___ Source material ___
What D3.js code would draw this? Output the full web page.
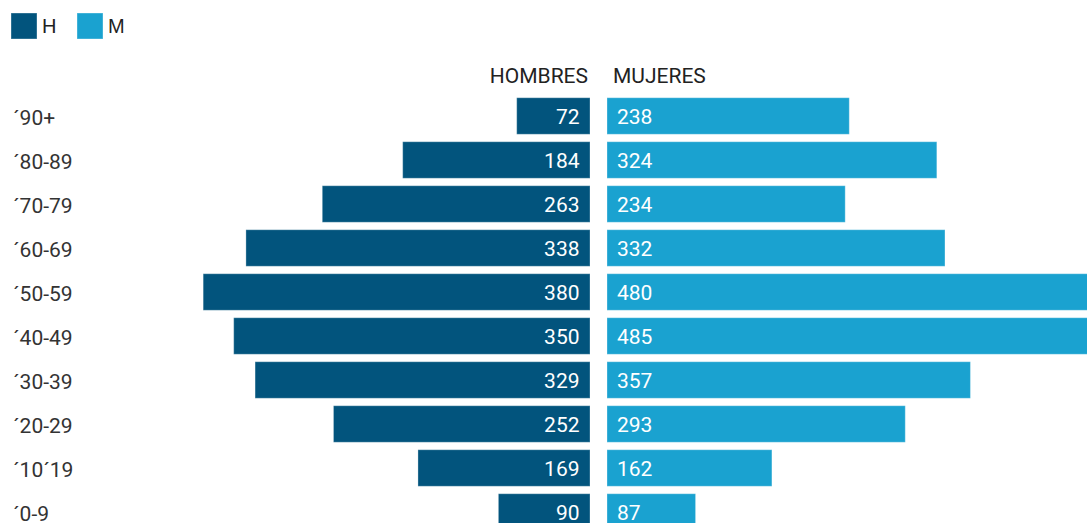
<!DOCTYPE html>
<html>
<head>
<meta charset="utf-8">
<script src="https://cdn.jsdelivr.net/npm/d3@7"></script>
<style>
  body { margin: 0; background: #fff; }
</style>
</head>
<body>
<div id="chart"></div>
<script>
const categories = ['´90+', '´80-89', '´70-79', '´60-69', '´50-59', '´40-49', '´30-39', '´20-29', '´10´19', '´0-9']
const hombres = [72, 184, 263, 338, 380, 350, 329, 252, 169, 90]
const mujeres = [238, 324, 234, 332, 480, 485, 357, 293, 162, 87]
const seriesNames = ['H', 'M']
const headers = ['HOMBRES', 'MUJERES']

const width = 1087
const height = 523
const darkBlue = '#02547d'
const lightBlue = '#1aa2d0'

const svg = d3
  .select('#chart')
  .append('svg')
  .attr('width', width)
  .attr('height', height)

const yPositionScale = d3
  .scaleBand()
  .domain(categories)
  .range([94, 534])
  .paddingInner(0.17)
  .paddingOuter(0.085)

// both sides share the same px-per-unit
const leftScale = d3.scaleLinear().domain([0, 500]).range([590, 590 - 509])
const rightScale = d3.scaleLinear().domain([0, 500]).range([607, 607 + 509])

const rows = categories.map((c, i) => ({ cat: c, h: hombres[i], m: mujeres[i] }))

// legend
const legend = svg.append('g')
seriesNames.forEach((name, i) => {
  const x = 11 + i * 66
  legend
    .append('rect')
    .attr('x', x)
    .attr('y', 13)
    .attr('width', 26)
    .attr('height', 26)
    .attr('fill', i === 0 ? darkBlue : lightBlue)
    .attr('stroke', 'rgba(255,255,255,0.35)')
  legend
    .append('text')
    .attr('x', x + 31)
    .attr('y', 33)
    .attr('font-family', 'Liberation Sans, Arial, sans-serif')
    .attr('font-size', 20)
    .attr('fill', '#222')
    .text(name)
})

// headers
svg
  .append('text')
  .attr('x', 588)
  .attr('y', 82.5)
  .attr('text-anchor', 'end')
  .attr('font-family', 'Roboto, sans-serif')
  .attr('font-size', 21)
  .attr('fill', '#222')
  .text(headers[0])

svg
  .append('text')
  .attr('x', 613)
  .attr('y', 82.5)
  .attr('font-family', 'Roboto, sans-serif')
  .attr('font-size', 21)
  .attr('fill', '#222')
  .text(headers[1])

// category labels
svg
  .selectAll('.cat-label')
  .data(rows)
  .enter()
  .append('text')
  .attr('class', 'cat-label')
  .attr('x', 13)
  .attr('y', d => yPositionScale(d.cat) + yPositionScale.bandwidth() / 2 + 8.5)
  .attr('font-family', 'Roboto, sans-serif')
  .attr('font-size', 21)
  .attr('fill', '#333')
  .text(d => d.cat)

// hombres bars
svg
  .selectAll('.bar-h')
  .data(rows)
  .enter()
  .append('rect')
  .attr('class', 'bar-h')
  .attr('x', d => leftScale(d.h))
  .attr('y', d => yPositionScale(d.cat))
  .attr('width', d => leftScale(0) - leftScale(d.h))
  .attr('height', yPositionScale.bandwidth())
  .attr('fill', darkBlue)
  .attr('stroke', 'rgba(255,255,255,0.3)')

// mujeres bars
svg
  .selectAll('.bar-m')
  .data(rows)
  .enter()
  .append('rect')
  .attr('class', 'bar-m')
  .attr('x', rightScale(0))
  .attr('y', d => yPositionScale(d.cat))
  .attr('width', d => rightScale(d.m) - rightScale(0))
  .attr('height', yPositionScale.bandwidth())
  .attr('fill', lightBlue)
  .attr('stroke', 'rgba(255,255,255,0.3)')

// value labels
svg
  .selectAll('.val-h')
  .data(rows)
  .enter()
  .append('text')
  .attr('class', 'val-h')
  .attr('x', leftScale(0) - 10.5)
  .attr('y', d => yPositionScale(d.cat) + yPositionScale.bandwidth() / 2 + 7.7)
  .attr('text-anchor', 'end')
  .attr('font-family', 'Roboto, sans-serif')
  .attr('font-size', 21)
  .attr('fill', '#fff')
  .text(d => d.h)

svg
  .selectAll('.val-m')
  .data(rows)
  .enter()
  .append('text')
  .attr('class', 'val-m')
  .attr('x', rightScale(0) + 10)
  .attr('y', d => yPositionScale(d.cat) + yPositionScale.bandwidth() / 2 + 7.7)
  .attr('font-family', 'Roboto, sans-serif')
  .attr('font-size', 21)
  .attr('fill', '#fff')
  .text(d => d.m)
</script>
</body>
</html>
___
* [Exercise] From the first line above through the line containing "607 + 509])", copy everything exactly, without the pictures.

* [Result for this task]
What D3.js code would draw this? Output the full web page.
<!DOCTYPE html>
<html>
<head>
<meta charset="utf-8">
<script src="https://cdn.jsdelivr.net/npm/d3@7"></script>
<style>
  body { margin: 0; background: #fff; }
</style>
</head>
<body>
<div id="chart"></div>
<script>
const categories = ['´90+', '´80-89', '´70-79', '´60-69', '´50-59', '´40-49', '´30-39', '´20-29', '´10´19', '´0-9']
const hombres = [72, 184, 263, 338, 380, 350, 329, 252, 169, 90]
const mujeres = [238, 324, 234, 332, 480, 485, 357, 293, 162, 87]
const seriesNames = ['H', 'M']
const headers = ['HOMBRES', 'MUJERES']

const width = 1087
const height = 523
const darkBlue = '#02547d'
const lightBlue = '#1aa2d0'

const svg = d3
  .select('#chart')
  .append('svg')
  .attr('width', width)
  .attr('height', height)

const yPositionScale = d3
  .scaleBand()
  .domain(categories)
  .range([94, 534])
  .paddingInner(0.17)
  .paddingOuter(0.085)

// both sides share the same px-per-unit
const leftScale = d3.scaleLinear().domain([0, 500]).range([590, 590 - 509])
const rightScale = d3.scaleLinear().domain([0, 500]).range([607, 607 + 509])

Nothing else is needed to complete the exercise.